Don't worry, I am not going to use all the books of the Bible as heading for posts.

A question that I am often asked is why have I stopped going to church so often.

So a bit of background is probably in order.

We have to go back to my second year at the Birmingham Bible Institute. In that year, I met a man who was to have an incredible impact on my faith and life, he was the priest of the church in Hull where we did a mission trip.

The priest was called Allan Scrivener, and he came from the Catholic tradition within the Anglican communion - one which until then I had never really looked into. We found common ground in our shared interest in the Ancient Irish Church - what some people refer to as "Celtic Christianity". The week we spent as a team in Hull was the most painful and difficult I can remember. I had been asked to be the team leader, yet I had a team that bluntly refused to be servants of the church we had been sent to.

I failed to lead.

During that week I stayed with Allan in the vicarage, and most nights we would sit up talking for long hours. I felt I had found someone outside my context with whom I could be brutally honest with my doubts and someone who would not condemn me or blithely offer "to pray" for me. I didn't need prayer, I needed counsel. This is something I have come to love about the catholic tradition of confession, the freedom to talk openly about sin and the doubts that faith inevitably creates.

One night Allan challenged my Protestant belief in "justification by faith" - or rather he asked me the most poignant question I have ever been posed, and one which still bothers me:

"why do evangelicals preach justification by faith but live justification by works?"

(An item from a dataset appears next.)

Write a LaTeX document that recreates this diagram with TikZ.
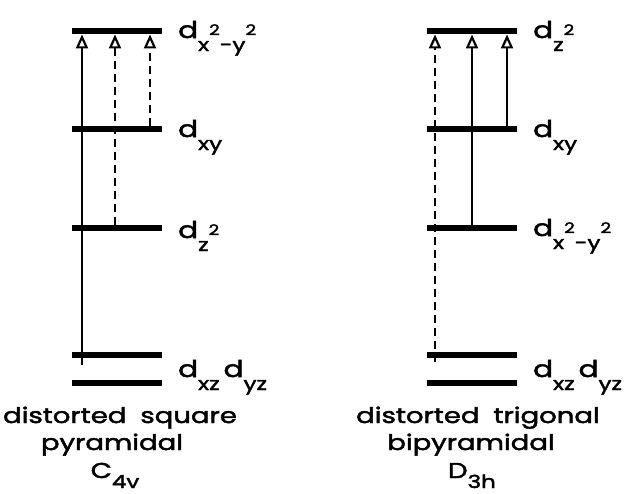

That night I realized that the evangelical world was not the one where I could ever in all honesty belong - and thus to cut a long story short I was eventually received into the Anglican Communion at St John's Cathedral in Oban by the Bishop of Argyll and the Isles.

One of the interesting things here in Prague is the number of people I have met with similar stories, people once firmly in the embrace of a particular brand of Christianity who for the sake of their own faith had to leave the churches they were in and struggle to find somewhere to call home. People who have lost touch with friends, because they are afraid of questions such as "what are you doing for the Lord?". People who believe in Jesus but can't handle the church.

1 comment:

Matt said...

I have written a couple of long responses to your various posts.

My typing never seems to do justice to my thoughts.

As a regular church goer I enjoy the blog and plan to come back regularly.

Going to church originally was out of a sense of duty for me. Now it fills a spiritual need. I feed off the traditions and the simplistic homily as well as spending time with my fellow parishioners.

Being out and sharing in a community seemed to be an important part of religion to me. It has opened my eyes to the faith of others, inspired me and helped me with the idea that we are all broken. I seem to get more out of the simple communal act in that hour than I do in a weeks worth of reading and debating. Opening myself up to it and my parish is the tricky bit - something I have not entirely mastered.